Gatlinburg’s ‘The Village Shops’ celebrates 50th anniversary

Local News

In 1965, two store owners in Gatlinburg had a decision to make: buy the property their stores were located on or hope the next owner allowed them to keep their shops open.

Jim and June Gerding, owners of The Pancake Pantry, and David and Peggy Dych, owners of Ole Smoky Candy Kitchen, decided to buy the properties and the next 1.25 acres for $350,000.

In July 1969, the families opened what’s now known as The Village Shops and has since come to be a Gatlinburg staple.

The very first shop to be a part of the iconic Village was The Donut Friar, where Jim and Carolyn Ryan tasty donuts and pastries.

The Donut Friar is now the only original shop still operating in The Village, although, a donut and coffee doesn’t cost 25 cents anymore.

Saturday afternoon the Gerdings and the Ryans celebrated the 50th anniversary with live music and cake in the middle of the original six shops.

Mike Werner, the mayor of Gatlinburg, honored both Jim Ryan and Jim Gerding with proclamations from the city.

New and old visitors enjoyed the celebration with 50-cent donuts from The Donut Friar along with the free cake and live music.

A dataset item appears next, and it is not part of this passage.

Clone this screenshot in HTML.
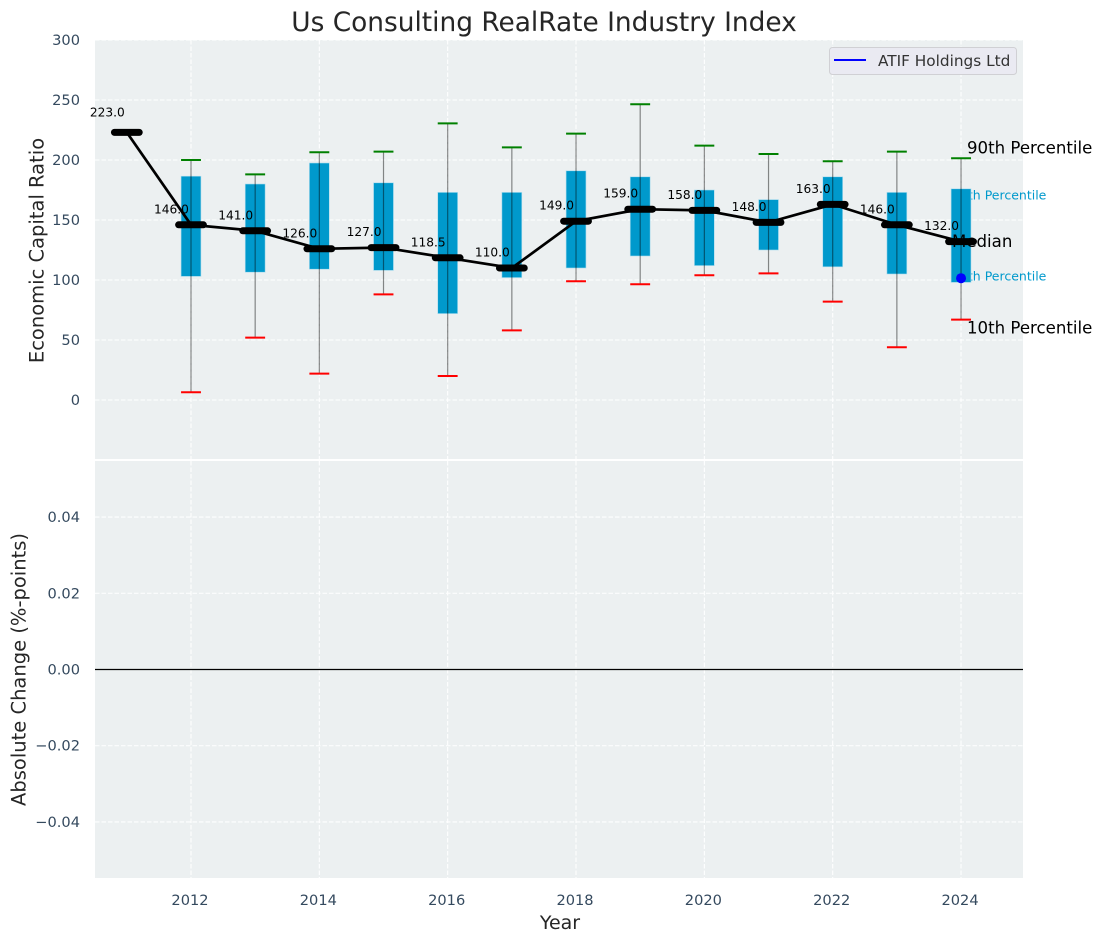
<!DOCTYPE html>
<html lang="en">
<head>
<meta charset="utf-8">
<title>Us Consulting RealRate Industry Index</title>
<style>
html,body{margin:0;padding:0;background:#fff;width:1102px;height:942px;overflow:hidden}
svg{display:block;font-family:"DejaVu Sans","Liberation Sans",sans-serif}
</style>
</head>
<body>
<svg id="chart" xmlns="http://www.w3.org/2000/svg" width="1102" height="942" viewBox="0 0 1102 942">
  <rect x="0" y="0" width="1102" height="942" fill="#ffffff"/>
  <rect x="95" y="40" width="928" height="419" fill="#ecf0f1"/>
  <rect x="95" y="461" width="928" height="417" fill="#ecf0f1"/>
  <g id="grid"></g>
  <g id="annotations-under">
    <text x="952" y="199.5" font-size="12.5" fill="#0099cc">75th Percentile</text>
    <text x="952" y="280.5" font-size="12.5" fill="#0099cc">25th Percentile</text>
  </g>
  <g id="marks"></g>
  <g id="annotations-over">
    <text x="967" y="153.5" font-size="16.6" fill="#000">90th Percentile</text>
    <text x="952" y="247" font-size="16.6" fill="#000">Median</text>
    <text x="967" y="333.5" font-size="16.6" fill="#000">10th Percentile</text>
  </g>
  <g id="ticks" fill="#34495e" font-size="14.6"></g>
  <text x="544" y="31" text-anchor="middle" font-size="26.4" fill="#262626">Us Consulting RealRate Industry Index</text>
  <text transform="translate(43.5,250.5) rotate(-90)" text-anchor="middle" font-size="19.5" fill="#262626">Economic Capital Ratio</text>
  <text transform="translate(25.5,669.5) rotate(-90)" text-anchor="middle" font-size="19.5" fill="#262626">Absolute Change (%-points)</text>
  <text x="560" y="929" text-anchor="middle" font-size="19" fill="#262626">Year</text>
  <g>
    <rect x="829.5" y="47.5" width="187" height="27" rx="3" fill="#eaeaf2" stroke="#d0d0d4"/>
    <line x1="834" y1="60" x2="866" y2="60" stroke="#0000ff" stroke-width="2"/>
    <text x="878" y="66" font-size="15.3" fill="#333">ATIF Holdings Ltd</text>
  </g>
</svg>
<script>
var years = [2011,2012,2013,2014,2015,2016,2017,2018,2019,2020,2021,2022,2023,2024];
var medians = [223,146,141,126,127,118.5,110,149,159,158,148,163,146,132];
var boxYears = [2012,2013,2014,2015,2016,2017,2018,2019,2020,2021,2022,2023,2024];
var p25 = [103,106.5,109,108,72,102,110,120,112,125,111,105,98];
var p75 = [186.5,180,197.5,181,173,173,191,186,175,167,186,173,176];
var p10 = [6.5,52,22,88,20,58,99,96.5,104,105.5,82,44,67];
var p90 = [200,188,206.5,207,230.5,210.5,222,246.5,212,205,199,207,201.5];
var atifYears = [2024];
var atifValues = [101.5];
var xTicks = [2012,2014,2016,2018,2020,2022,2024];
var topTicks = [0,50,100,150,200,250,300];
var bottomTicks = [-0.04,-0.02,0,0.02,0.04];

var NS = 'http://www.w3.org/2000/svg';
function xPos(v){ return 191 + (v - 2012) * 64.17; }
function yTop(v){ return 400 - v * 1.2; }
function yBottom(v){ return 669.5 - v * 3812; }
function make(tag, attrs, parent){
  var el = document.createElementNS(NS, tag);
  for (var k in attrs) el.setAttribute(k, attrs[k]);
  parent.appendChild(el);
  return el;
}
var gridG = document.getElementById('grid');
var marksG = document.getElementById('marks');
var ticksG = document.getElementById('ticks');
function gridLine(x1,y1,x2,y2,name){
  var el = make('line', {x1:x1,y1:y1,x2:x2,y2:y2,stroke:'#ffffff','stroke-width':1.1,'stroke-dasharray':'4.5 2','stroke-opacity':0.95}, gridG);
  
  
}
function tickText(x,y,anchor,str,name){
  var el = make('text', {x:x,y:y,'text-anchor':anchor}, ticksG);
  el.textContent = str;
  
  
}
xTicks.forEach(function(t){
  gridLine(xPos(t),40,xPos(t),459,'top-vertical-gridline-'+t);
  gridLine(xPos(t),461,xPos(t),878,'bottom-vertical-gridline-'+t);
  tickText(xPos(t)-1,905,'middle',String(t),'x-tick-'+t);
});
topTicks.forEach(function(t){
  gridLine(95,yTop(t),1023,yTop(t),'top-horizontal-gridline-'+t);
  tickText(80,yTop(t)+5,'end',String(t),'top-y-tick-'+t);
});
bottomTicks.forEach(function(t){
  gridLine(95,yBottom(t),1023,yBottom(t),'bottom-horizontal-gridline-'+t);
  var s = (t < 0 ? '\u2212' : '') + Math.abs(t).toFixed(2);
  tickText(80,yBottom(t)+5,'end',s,'bottom-y-tick-'+t);
});
var zero = make('line', {x1:95,x2:1023,y1:yBottom(0),y2:yBottom(0),stroke:'#000','stroke-width':1.2}, marksG);



boxYears.forEach(function(y,i){
  var cx = xPos(y), half = 0.155 * 64.17;
  var box = make('rect', {x:cx-half,y:yTop(p75[i]),width:half*2,height:yTop(p25[i])-yTop(p75[i]),fill:'#0099cc',stroke:'#aadcee','stroke-width':0.6}, marksG);
  
  
  var whisk = make('line', {x1:cx,x2:cx,y1:yTop(p90[i]),y2:yTop(p10[i]),stroke:'#000','stroke-width':1.2,'stroke-opacity':0.45}, marksG);
  
  
  var hi = make('line', {x1:cx-half,x2:cx+half,y1:yTop(p90[i]),y2:yTop(p90[i]),stroke:'#008000','stroke-width':2}, marksG);
  
  
  var lo = make('line', {x1:cx-half,x2:cx+half,y1:yTop(p10[i]),y2:yTop(p10[i]),stroke:'#ff0000','stroke-width':2}, marksG);
  
  
});
atifYears.forEach(function(y,i){
  var dot = make('circle', {cx:xPos(y),cy:yTop(atifValues[i]),r:5,fill:'#0000ff'}, marksG);
  
  
});
var pts = years.map(function(y,i){ return xPos(y)+','+yTop(medians[i]); }).join(' ');
var trend = make('polyline', {points:pts,fill:'none',stroke:'#000','stroke-width':2.7}, marksG);


years.forEach(function(y,i){
  var cx = xPos(y), cy = yTop(medians[i]);
  var m = make('line', {x1:cx-12.4,x2:cx+12.4,y1:cy,y2:cy,stroke:'#000','stroke-width':7,'stroke-linecap':'round'}, marksG);
  
  
  var lab = make('text', {x:cx-19.5,y:cy-(i===0?16:11.5),'text-anchor':'middle','font-size':12.2,fill:'#000'}, marksG);
  lab.textContent = medians[i].toFixed(1);
  
  
});
</script>
</body>
</html>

Some visitors went to the celebration because they remembered when The Village and Donut Friar opened.

Billy Seagle said he would walk through The Village every day on his way to school just to grab a donut from the Ryans. He said The Village community felt like a family.

The Village Shops are a collection of specialty retail stores built with unique and historic architectural elements collected from around the United States and Europe, according to Jim Gerding.

Gerding said several pieces came from Birmingham, Alabama.

He also said the original architect got very frustrated with him and Dych because they were very picky with the design they wanted.

After Gerding and Dych bought the property in 1965, they opened the Honor System Parking Lot on it.

For 25 cents, someone could park all day.

Gerding said that when he and Dych checked the coin box, it would have more buttons and bottle caps than quarters.

Shortly after purchasing the property, Gerding said he and Dych thought about long-range development ideas.

It was one of the few large pieces of land left in the heart of Gatlinburg at the time, but was hindered by the lack of visibility from the main stretch of road, Gerding said.

Only 24 feet of the property was visible from the parkway. Most of the shops on the parkway had already been sold.

In 1967, Gerding and Dych leased a parcel of land to Lee Butler, who then built the Two Collectors Shop. They waited to see if the new shop would attract people off the main sidewalk.

After 5 months, the Two Collectors Shop brought in 250,000 people. After that, Gerding and Dych knew their idea of a shopping complex, but it needed to be unique to attract people 100 feet off the main sidewalk.

The Village was taken over by the Gerdings’ and Dychs’ children in 1991.